» What is asked
Take the lines from the head of the listing through the one bearing "const lastPrice = 17102;" and copy them exactly, leaving every picture out.

» Recorded data
--

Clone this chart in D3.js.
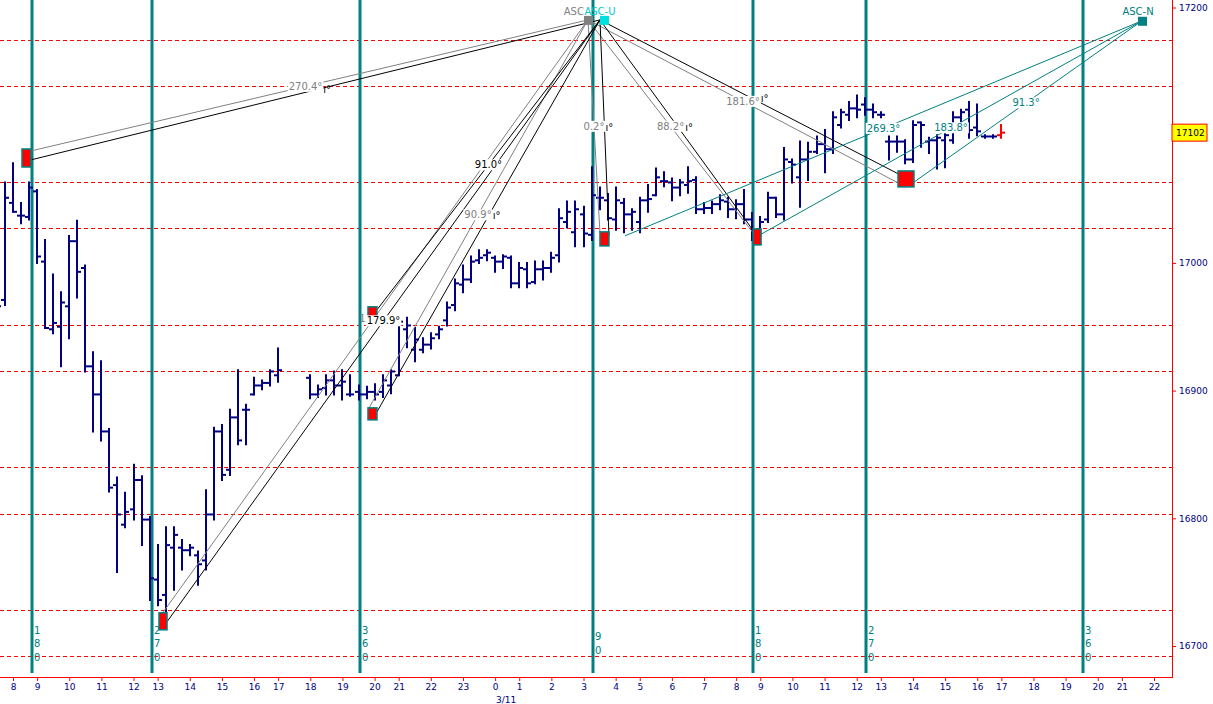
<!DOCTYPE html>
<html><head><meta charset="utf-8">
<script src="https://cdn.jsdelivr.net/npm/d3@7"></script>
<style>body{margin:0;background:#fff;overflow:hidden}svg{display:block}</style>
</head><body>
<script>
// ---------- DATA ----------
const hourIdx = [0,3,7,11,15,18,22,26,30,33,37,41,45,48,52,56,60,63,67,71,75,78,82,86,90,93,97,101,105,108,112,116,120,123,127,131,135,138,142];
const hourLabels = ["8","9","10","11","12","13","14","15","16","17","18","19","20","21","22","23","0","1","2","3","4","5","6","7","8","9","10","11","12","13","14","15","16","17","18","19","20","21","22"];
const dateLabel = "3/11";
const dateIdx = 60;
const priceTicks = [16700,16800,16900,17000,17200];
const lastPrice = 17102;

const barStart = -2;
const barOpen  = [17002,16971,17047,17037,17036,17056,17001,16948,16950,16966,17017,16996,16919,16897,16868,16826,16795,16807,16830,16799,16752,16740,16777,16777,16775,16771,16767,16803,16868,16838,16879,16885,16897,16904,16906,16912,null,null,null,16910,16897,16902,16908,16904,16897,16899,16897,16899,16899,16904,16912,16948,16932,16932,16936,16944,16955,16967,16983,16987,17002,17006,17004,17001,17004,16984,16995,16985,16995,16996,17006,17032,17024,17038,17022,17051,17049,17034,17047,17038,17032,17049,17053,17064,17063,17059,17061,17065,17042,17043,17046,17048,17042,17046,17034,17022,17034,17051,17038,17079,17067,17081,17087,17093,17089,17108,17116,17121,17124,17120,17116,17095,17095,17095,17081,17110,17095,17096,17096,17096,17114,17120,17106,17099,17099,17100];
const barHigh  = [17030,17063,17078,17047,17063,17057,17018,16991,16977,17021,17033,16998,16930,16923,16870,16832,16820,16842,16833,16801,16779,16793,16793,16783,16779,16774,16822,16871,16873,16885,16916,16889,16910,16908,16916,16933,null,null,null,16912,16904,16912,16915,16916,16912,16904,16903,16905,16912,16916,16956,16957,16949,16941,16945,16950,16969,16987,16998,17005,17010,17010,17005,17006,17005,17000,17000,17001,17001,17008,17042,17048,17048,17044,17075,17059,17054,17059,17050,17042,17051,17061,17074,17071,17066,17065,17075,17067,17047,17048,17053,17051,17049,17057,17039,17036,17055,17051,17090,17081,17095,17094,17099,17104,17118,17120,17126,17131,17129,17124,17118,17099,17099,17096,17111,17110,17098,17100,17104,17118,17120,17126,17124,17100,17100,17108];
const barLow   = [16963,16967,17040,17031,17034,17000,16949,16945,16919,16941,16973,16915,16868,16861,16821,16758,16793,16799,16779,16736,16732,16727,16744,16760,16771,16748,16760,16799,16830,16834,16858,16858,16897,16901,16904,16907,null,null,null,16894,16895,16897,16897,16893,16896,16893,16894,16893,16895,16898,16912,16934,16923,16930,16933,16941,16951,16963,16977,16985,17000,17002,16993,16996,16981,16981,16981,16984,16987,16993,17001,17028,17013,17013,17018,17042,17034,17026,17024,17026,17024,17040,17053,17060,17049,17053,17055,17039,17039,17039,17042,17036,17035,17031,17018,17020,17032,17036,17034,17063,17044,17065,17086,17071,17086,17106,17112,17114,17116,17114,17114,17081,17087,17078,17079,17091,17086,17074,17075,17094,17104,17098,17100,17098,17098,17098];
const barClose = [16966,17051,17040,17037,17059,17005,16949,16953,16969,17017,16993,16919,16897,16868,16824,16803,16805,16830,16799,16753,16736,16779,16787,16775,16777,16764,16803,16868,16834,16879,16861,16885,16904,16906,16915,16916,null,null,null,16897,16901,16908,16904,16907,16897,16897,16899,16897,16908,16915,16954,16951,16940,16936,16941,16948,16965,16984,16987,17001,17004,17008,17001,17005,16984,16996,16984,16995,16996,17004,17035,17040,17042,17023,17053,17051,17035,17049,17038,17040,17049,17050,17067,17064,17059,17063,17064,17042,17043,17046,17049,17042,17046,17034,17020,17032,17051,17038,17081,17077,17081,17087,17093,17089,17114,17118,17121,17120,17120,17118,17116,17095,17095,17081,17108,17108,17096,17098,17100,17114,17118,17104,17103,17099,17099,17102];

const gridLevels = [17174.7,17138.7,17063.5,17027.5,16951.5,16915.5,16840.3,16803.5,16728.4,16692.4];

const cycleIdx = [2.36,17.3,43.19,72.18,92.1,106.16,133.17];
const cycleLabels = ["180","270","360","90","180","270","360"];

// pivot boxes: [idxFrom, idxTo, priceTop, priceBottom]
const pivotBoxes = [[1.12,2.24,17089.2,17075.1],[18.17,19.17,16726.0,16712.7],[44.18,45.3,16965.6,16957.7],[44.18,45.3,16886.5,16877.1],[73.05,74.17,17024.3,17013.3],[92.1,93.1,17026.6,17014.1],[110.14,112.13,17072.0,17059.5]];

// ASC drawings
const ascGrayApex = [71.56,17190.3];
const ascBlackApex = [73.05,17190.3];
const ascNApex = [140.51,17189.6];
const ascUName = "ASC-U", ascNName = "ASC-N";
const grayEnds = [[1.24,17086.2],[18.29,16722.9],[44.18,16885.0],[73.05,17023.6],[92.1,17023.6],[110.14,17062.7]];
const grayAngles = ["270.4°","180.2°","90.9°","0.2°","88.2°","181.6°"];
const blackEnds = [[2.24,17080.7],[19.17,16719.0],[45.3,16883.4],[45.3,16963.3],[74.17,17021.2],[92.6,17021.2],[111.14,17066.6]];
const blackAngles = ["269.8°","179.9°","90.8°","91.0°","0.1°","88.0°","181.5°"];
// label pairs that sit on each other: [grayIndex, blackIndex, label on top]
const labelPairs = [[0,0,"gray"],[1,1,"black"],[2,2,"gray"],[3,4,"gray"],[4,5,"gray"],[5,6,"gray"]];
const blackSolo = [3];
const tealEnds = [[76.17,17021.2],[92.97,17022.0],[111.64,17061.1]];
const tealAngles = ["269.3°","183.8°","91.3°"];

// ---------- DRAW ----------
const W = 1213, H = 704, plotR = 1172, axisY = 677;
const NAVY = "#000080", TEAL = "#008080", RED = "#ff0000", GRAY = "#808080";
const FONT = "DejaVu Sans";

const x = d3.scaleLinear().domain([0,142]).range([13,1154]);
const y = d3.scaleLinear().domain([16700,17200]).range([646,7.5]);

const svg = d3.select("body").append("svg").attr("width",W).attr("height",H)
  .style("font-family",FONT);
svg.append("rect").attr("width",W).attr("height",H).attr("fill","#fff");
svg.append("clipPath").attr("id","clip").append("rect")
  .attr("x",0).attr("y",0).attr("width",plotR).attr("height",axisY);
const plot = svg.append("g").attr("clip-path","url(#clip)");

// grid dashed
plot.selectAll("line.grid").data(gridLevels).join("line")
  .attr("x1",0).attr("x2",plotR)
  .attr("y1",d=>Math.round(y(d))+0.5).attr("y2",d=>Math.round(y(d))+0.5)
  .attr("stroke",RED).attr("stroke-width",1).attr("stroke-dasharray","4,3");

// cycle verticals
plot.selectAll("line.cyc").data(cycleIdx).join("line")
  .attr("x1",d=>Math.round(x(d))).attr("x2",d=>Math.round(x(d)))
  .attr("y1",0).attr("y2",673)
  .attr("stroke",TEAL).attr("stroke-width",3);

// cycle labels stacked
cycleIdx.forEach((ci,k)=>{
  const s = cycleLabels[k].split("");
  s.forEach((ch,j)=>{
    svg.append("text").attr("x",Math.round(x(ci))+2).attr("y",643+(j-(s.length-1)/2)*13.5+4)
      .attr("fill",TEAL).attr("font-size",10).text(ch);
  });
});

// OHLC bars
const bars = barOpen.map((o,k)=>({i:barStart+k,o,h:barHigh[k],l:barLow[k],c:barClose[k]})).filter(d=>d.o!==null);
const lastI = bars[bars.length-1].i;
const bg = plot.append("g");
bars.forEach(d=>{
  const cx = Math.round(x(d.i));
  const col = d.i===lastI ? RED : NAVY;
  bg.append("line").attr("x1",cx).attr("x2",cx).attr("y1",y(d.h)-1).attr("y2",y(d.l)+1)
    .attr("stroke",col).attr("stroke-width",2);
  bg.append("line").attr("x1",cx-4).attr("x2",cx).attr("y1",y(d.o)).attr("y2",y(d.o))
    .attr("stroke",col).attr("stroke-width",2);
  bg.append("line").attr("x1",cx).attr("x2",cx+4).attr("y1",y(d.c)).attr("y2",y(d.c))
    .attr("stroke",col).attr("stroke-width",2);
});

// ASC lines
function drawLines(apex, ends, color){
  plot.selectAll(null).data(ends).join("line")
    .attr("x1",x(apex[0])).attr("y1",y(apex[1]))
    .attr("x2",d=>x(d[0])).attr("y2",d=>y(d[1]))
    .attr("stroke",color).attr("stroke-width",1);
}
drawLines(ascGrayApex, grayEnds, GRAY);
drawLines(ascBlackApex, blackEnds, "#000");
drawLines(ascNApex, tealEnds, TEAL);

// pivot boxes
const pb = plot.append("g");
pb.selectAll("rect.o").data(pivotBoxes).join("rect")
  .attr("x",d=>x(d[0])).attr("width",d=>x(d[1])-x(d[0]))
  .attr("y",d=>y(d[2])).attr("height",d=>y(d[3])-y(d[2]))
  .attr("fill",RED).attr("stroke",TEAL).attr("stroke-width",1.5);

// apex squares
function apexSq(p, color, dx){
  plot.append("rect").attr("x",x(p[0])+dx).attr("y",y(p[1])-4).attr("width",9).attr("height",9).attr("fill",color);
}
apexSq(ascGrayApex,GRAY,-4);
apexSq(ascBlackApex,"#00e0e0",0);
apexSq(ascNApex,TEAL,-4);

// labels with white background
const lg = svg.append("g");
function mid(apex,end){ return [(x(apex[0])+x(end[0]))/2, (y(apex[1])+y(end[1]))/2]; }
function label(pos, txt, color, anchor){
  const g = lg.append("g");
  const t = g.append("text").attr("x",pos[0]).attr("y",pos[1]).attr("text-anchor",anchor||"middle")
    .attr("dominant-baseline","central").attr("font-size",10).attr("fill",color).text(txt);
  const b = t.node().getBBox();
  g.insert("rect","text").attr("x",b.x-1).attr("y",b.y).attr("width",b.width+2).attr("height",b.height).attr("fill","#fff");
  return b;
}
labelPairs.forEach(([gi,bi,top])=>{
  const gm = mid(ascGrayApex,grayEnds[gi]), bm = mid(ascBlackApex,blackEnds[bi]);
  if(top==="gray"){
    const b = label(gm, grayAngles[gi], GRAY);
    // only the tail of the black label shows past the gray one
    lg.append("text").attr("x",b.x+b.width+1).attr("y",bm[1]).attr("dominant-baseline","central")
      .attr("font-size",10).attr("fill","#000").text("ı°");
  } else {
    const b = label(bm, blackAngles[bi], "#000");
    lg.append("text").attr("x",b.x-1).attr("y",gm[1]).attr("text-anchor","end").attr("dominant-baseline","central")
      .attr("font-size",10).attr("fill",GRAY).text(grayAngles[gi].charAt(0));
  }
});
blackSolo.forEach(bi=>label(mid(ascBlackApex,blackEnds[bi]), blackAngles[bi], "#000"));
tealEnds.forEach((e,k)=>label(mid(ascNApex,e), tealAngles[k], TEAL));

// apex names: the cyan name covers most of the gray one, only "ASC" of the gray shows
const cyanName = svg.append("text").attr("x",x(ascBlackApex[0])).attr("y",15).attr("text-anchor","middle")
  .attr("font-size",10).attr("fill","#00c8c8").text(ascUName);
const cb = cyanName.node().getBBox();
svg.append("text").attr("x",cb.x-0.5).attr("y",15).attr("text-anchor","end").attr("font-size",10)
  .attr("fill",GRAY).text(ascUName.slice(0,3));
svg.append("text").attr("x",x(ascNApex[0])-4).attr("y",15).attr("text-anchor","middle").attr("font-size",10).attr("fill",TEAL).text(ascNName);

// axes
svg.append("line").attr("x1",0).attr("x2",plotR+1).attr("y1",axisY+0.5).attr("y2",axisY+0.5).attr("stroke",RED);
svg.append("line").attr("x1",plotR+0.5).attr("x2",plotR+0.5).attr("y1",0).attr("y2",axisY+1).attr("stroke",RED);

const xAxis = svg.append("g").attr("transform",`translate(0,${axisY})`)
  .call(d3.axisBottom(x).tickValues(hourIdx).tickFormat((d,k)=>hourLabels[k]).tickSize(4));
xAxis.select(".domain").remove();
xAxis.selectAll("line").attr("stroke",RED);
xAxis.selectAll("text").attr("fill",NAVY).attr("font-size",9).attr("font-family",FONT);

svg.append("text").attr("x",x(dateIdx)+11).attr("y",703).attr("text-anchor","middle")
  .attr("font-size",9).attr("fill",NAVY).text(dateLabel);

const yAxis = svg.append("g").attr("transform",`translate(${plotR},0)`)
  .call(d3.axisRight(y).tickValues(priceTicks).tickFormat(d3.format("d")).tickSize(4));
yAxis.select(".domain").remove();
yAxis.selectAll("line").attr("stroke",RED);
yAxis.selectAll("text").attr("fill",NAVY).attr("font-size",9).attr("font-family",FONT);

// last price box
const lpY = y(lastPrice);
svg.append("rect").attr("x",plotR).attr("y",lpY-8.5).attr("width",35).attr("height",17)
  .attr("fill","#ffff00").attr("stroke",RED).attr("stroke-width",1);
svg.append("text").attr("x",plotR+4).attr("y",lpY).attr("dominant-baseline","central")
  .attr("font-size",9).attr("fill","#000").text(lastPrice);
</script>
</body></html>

--

» Solution for this task
Clone this chart in D3.js.
<!DOCTYPE html>
<html><head><meta charset="utf-8">
<script src="https://cdn.jsdelivr.net/npm/d3@7"></script>
<style>body{margin:0;background:#fff;overflow:hidden}svg{display:block}</style>
</head><body>
<script>
// ---------- DATA ----------
const hourIdx = [0,3,7,11,15,18,22,26,30,33,37,41,45,48,52,56,60,63,67,71,75,78,82,86,90,93,97,101,105,108,112,116,120,123,127,131,135,138,142];
const hourLabels = ["8","9","10","11","12","13","14","15","16","17","18","19","20","21","22","23","0","1","2","3","4","5","6","7","8","9","10","11","12","13","14","15","16","17","18","19","20","21","22"];
const dateLabel = "3/11";
const dateIdx = 60;
const priceTicks = [16700,16800,16900,17000,17200];
const lastPrice = 17102;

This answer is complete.